Write out exactly, please, every line from the beginning of the entries to the line holding "const inicioMes = 3;", and no pictures.

-=-=-

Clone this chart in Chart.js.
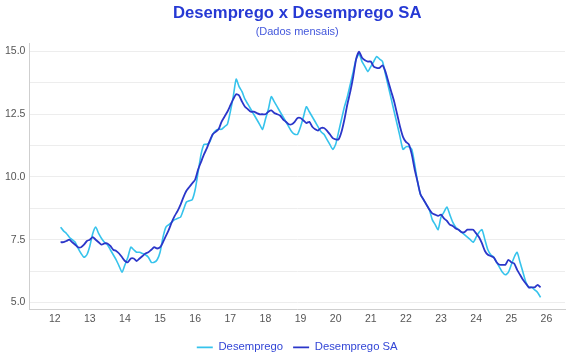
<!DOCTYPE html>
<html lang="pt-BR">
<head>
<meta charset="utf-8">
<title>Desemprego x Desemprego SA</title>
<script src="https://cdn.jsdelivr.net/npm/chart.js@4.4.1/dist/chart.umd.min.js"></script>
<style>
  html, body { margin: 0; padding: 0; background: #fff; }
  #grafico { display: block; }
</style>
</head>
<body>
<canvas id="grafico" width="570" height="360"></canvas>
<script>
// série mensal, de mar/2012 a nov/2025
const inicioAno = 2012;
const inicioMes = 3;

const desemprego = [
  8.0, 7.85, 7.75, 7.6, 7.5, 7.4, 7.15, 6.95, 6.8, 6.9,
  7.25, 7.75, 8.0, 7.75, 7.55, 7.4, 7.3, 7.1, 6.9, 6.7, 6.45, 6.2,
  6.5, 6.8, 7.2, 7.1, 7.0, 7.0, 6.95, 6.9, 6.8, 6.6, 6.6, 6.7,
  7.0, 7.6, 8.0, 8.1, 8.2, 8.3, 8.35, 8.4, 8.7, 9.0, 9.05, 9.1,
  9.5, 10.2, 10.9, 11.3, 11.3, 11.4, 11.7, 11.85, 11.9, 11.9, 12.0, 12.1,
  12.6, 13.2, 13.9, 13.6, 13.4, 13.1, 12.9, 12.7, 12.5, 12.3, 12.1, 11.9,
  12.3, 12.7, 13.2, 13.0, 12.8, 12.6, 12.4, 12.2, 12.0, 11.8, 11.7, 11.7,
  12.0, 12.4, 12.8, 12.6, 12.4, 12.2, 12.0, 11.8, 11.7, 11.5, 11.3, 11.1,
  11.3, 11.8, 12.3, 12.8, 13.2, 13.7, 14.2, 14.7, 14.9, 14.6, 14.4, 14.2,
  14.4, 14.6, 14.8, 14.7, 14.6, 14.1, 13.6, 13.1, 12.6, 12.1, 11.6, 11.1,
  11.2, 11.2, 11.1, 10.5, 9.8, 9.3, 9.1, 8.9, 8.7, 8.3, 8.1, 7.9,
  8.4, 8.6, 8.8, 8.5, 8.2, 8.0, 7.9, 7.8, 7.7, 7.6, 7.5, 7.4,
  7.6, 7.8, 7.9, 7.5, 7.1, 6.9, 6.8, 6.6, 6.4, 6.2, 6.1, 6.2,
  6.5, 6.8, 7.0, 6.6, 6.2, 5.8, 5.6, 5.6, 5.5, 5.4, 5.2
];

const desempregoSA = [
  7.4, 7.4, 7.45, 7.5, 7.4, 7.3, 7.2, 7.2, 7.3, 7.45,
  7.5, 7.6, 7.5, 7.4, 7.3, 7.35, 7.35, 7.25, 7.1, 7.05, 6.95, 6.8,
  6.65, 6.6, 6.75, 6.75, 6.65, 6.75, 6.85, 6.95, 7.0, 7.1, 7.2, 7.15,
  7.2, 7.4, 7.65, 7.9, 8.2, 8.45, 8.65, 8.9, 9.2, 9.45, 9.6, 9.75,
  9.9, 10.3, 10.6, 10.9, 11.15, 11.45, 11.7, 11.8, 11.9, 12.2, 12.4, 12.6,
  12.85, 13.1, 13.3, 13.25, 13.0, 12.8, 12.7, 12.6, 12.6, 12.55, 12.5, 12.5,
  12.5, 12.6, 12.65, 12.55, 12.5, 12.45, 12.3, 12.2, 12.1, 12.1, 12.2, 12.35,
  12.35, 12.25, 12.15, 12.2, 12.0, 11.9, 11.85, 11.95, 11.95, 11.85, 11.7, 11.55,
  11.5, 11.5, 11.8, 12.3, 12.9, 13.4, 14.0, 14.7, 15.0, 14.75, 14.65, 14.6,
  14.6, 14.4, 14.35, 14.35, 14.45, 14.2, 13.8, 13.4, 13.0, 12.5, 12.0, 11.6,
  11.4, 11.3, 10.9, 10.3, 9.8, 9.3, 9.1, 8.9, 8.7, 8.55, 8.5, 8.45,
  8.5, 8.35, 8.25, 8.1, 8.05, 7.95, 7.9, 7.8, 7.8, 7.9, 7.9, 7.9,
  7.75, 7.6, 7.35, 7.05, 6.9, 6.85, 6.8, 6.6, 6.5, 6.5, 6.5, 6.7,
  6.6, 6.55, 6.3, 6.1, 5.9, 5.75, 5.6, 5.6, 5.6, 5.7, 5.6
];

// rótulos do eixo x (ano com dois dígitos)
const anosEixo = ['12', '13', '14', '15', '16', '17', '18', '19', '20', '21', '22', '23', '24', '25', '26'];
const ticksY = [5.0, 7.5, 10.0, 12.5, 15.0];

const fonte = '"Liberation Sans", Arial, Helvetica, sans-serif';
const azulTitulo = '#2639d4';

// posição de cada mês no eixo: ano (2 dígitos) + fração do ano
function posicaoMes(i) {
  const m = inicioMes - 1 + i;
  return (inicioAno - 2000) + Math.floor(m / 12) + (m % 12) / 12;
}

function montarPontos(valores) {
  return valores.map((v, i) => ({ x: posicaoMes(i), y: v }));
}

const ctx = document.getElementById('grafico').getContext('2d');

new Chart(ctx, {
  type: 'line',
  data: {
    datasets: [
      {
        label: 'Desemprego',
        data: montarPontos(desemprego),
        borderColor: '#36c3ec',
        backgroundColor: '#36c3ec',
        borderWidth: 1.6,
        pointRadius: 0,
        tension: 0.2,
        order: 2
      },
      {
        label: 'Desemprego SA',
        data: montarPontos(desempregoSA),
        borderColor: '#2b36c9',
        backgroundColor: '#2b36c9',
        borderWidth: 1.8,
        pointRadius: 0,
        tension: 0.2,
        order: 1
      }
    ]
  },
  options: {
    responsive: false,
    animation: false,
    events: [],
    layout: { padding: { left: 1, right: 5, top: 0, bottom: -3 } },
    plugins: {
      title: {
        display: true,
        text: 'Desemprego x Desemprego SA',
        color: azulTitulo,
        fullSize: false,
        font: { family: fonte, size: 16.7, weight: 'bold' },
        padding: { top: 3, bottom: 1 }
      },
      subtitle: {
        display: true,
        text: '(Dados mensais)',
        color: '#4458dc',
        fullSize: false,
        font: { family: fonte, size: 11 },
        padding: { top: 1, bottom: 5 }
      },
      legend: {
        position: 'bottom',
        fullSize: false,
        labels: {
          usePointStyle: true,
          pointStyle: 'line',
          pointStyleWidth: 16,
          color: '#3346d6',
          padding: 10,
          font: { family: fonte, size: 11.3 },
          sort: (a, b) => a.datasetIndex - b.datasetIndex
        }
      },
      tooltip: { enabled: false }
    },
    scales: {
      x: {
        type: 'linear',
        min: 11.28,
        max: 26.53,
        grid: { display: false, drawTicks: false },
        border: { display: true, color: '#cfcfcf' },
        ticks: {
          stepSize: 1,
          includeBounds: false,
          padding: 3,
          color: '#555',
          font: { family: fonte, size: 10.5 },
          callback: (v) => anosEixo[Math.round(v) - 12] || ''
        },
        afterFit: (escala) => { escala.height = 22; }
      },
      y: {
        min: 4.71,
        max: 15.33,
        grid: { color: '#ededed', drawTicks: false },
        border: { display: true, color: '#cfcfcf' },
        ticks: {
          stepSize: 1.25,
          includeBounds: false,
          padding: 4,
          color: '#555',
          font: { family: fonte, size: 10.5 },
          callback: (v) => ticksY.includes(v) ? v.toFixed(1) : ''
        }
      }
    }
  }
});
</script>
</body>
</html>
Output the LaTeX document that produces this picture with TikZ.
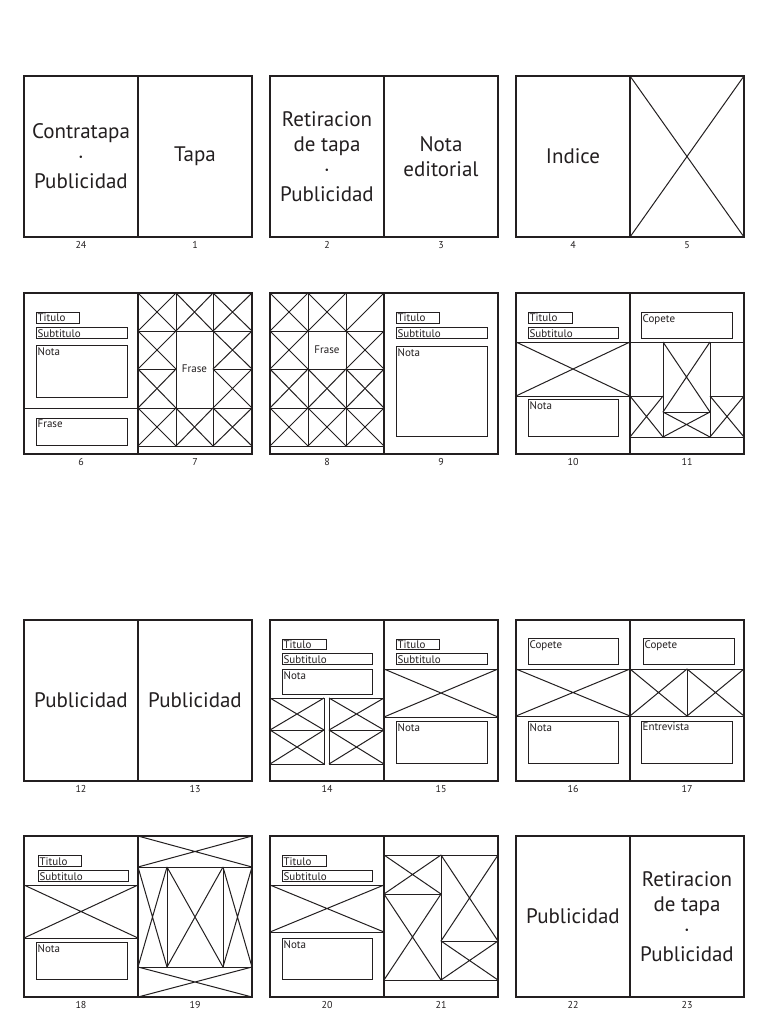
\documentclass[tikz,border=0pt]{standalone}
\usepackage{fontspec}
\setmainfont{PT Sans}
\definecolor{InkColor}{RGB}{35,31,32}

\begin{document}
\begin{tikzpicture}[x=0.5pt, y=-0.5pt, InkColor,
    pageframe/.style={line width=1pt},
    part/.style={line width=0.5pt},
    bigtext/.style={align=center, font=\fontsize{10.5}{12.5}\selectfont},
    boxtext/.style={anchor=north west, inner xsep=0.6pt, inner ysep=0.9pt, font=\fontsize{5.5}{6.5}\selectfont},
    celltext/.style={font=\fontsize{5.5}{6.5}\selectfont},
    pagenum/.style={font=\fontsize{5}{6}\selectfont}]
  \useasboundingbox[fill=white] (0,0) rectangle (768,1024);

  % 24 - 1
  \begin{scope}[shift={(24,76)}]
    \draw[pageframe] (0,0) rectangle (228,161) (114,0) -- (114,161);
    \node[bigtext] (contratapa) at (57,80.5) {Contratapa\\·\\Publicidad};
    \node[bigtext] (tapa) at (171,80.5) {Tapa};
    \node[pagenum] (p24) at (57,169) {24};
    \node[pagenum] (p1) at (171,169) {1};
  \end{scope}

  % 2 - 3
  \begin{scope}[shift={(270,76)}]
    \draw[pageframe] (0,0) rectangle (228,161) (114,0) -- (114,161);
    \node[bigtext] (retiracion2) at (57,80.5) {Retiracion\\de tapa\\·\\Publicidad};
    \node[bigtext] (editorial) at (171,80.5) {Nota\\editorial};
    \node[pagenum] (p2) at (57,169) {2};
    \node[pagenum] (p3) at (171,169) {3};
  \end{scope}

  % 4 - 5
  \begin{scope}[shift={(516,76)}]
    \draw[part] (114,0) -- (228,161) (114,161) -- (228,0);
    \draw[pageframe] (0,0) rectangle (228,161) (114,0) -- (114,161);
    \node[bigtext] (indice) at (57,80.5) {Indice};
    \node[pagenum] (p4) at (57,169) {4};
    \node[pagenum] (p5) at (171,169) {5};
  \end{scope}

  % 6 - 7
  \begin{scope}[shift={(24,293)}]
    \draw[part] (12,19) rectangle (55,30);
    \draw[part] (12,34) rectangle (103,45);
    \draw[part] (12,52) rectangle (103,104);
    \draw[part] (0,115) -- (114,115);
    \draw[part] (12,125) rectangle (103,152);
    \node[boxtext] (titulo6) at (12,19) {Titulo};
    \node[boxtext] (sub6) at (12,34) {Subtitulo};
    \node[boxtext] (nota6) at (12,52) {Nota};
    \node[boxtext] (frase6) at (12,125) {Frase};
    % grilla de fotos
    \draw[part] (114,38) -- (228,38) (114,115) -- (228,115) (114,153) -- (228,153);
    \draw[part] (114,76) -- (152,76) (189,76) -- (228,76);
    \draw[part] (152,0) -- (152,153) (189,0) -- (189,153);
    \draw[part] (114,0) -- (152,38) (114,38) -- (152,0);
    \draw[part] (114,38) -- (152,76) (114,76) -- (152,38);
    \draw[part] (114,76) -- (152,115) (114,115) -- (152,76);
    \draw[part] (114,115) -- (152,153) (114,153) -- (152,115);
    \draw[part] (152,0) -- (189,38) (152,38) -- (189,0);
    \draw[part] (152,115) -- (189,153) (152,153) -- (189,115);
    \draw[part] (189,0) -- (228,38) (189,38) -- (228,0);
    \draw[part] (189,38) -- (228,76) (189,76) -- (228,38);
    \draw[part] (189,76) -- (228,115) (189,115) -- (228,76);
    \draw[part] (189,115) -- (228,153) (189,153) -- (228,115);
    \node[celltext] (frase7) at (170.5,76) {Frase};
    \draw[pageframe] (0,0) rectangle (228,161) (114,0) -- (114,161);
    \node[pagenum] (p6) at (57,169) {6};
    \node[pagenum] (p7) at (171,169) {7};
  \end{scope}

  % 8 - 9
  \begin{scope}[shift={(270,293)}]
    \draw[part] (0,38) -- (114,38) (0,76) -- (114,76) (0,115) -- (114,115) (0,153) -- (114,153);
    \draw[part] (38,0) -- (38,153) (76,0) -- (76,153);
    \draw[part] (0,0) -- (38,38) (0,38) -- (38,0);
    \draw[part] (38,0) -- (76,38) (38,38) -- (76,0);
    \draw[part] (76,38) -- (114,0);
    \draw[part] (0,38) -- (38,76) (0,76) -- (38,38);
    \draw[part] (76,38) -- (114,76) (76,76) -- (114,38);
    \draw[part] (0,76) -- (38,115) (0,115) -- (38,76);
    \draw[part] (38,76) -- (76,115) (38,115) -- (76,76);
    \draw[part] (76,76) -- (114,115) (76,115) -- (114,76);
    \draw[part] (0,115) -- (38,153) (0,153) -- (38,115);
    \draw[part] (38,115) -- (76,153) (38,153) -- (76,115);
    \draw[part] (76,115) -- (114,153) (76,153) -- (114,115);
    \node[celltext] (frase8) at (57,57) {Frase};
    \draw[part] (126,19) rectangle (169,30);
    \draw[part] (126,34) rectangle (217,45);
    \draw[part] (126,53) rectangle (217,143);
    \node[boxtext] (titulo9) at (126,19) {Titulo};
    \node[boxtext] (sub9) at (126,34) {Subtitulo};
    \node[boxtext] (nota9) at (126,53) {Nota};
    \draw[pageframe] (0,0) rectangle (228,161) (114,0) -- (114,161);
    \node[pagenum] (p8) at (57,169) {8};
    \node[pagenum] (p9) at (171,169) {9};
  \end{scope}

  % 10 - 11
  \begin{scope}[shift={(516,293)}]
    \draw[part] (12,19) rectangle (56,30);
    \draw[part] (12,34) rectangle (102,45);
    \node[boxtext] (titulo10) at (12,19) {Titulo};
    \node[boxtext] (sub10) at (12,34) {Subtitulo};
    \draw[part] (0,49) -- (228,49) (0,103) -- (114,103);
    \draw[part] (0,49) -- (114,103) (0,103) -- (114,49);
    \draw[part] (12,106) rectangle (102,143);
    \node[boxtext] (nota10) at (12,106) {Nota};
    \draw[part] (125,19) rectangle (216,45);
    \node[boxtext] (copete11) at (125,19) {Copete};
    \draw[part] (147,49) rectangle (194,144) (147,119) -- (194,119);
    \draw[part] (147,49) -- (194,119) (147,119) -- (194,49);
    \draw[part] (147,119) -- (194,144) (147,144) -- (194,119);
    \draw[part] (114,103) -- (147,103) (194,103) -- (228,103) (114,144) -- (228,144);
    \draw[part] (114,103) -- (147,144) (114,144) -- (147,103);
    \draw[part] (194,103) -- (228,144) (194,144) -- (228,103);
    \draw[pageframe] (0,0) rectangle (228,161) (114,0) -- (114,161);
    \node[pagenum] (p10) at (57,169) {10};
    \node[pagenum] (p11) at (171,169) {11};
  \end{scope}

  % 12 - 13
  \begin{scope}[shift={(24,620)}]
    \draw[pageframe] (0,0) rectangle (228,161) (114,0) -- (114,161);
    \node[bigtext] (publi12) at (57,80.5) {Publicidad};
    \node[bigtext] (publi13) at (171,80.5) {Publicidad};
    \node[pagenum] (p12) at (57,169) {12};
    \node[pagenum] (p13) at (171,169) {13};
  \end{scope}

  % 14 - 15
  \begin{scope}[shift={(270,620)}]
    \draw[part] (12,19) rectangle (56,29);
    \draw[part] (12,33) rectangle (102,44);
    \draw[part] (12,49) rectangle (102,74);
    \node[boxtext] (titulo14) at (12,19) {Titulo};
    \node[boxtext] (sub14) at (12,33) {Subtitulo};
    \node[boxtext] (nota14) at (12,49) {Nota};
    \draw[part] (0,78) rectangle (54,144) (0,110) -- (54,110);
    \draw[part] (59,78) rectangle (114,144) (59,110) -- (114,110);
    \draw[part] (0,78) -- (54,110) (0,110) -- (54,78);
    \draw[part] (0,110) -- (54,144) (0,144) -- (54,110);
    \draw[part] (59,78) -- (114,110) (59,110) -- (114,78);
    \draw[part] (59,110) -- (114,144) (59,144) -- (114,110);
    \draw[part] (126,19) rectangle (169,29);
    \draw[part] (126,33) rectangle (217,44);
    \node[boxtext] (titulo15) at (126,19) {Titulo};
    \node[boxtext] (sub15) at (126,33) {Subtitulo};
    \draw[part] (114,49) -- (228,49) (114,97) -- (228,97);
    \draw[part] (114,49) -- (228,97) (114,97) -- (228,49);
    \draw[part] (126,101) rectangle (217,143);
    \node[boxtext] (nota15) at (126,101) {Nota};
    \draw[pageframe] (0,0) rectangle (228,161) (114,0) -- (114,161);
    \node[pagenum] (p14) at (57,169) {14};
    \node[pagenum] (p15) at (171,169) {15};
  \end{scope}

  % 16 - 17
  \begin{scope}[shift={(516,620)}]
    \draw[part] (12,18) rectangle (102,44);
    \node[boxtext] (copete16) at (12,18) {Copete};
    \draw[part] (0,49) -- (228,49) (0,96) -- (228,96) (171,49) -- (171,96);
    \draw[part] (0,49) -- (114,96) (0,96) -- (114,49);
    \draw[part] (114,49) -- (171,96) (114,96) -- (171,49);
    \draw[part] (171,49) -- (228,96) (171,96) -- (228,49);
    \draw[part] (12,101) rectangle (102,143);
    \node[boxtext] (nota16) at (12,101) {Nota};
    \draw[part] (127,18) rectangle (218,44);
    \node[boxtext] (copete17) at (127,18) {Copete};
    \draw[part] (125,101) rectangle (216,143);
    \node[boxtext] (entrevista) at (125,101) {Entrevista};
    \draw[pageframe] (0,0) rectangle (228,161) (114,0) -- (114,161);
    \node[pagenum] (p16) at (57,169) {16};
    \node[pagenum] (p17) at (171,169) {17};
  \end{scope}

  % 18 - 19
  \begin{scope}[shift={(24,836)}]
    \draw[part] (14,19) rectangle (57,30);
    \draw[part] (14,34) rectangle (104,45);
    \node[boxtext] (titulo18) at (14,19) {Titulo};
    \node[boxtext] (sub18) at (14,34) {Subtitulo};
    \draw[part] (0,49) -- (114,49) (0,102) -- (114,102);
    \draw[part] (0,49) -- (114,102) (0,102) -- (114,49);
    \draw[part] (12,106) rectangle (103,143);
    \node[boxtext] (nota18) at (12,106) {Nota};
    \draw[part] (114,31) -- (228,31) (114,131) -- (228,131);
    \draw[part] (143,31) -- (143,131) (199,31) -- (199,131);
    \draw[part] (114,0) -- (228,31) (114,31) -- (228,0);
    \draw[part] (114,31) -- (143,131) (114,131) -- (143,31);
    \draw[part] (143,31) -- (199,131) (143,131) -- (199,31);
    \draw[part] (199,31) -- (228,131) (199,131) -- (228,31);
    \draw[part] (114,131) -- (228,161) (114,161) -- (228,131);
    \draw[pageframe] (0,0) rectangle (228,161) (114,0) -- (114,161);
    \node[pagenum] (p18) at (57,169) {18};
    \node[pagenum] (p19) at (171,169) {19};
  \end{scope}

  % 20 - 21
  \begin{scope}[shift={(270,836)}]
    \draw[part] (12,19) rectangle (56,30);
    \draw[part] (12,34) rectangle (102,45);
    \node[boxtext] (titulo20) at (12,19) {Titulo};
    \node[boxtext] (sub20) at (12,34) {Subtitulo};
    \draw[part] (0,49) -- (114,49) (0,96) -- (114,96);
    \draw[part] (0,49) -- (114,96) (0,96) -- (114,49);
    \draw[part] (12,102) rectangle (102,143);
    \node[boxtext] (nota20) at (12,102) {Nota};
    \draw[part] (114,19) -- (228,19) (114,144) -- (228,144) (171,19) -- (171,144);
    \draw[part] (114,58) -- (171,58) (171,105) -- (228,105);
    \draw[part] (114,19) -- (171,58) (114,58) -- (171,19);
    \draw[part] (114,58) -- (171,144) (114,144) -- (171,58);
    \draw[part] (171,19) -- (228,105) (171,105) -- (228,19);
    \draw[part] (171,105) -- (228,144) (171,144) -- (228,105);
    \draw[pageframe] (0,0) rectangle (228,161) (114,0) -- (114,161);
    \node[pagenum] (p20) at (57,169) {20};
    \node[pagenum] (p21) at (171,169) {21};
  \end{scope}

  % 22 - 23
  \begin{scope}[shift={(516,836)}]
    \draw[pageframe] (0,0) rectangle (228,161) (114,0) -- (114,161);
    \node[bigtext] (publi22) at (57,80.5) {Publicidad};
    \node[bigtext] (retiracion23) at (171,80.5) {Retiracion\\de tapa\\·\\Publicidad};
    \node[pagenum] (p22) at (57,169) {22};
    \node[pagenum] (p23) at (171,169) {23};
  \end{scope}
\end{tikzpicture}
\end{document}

-=-=-

### Problem solution
Clone this chart in Chart.js.
<!DOCTYPE html>
<html lang="pt-BR">
<head>
<meta charset="utf-8">
<title>Desemprego x Desemprego SA</title>
<script src="https://cdn.jsdelivr.net/npm/chart.js@4.4.1/dist/chart.umd.min.js"></script>
<style>
  html, body { margin: 0; padding: 0; background: #fff; }
  #grafico { display: block; }
</style>
</head>
<body>
<canvas id="grafico" width="570" height="360"></canvas>
<script>
// série mensal, de mar/2012 a nov/2025
const inicioAno = 2012;
const inicioMes = 3;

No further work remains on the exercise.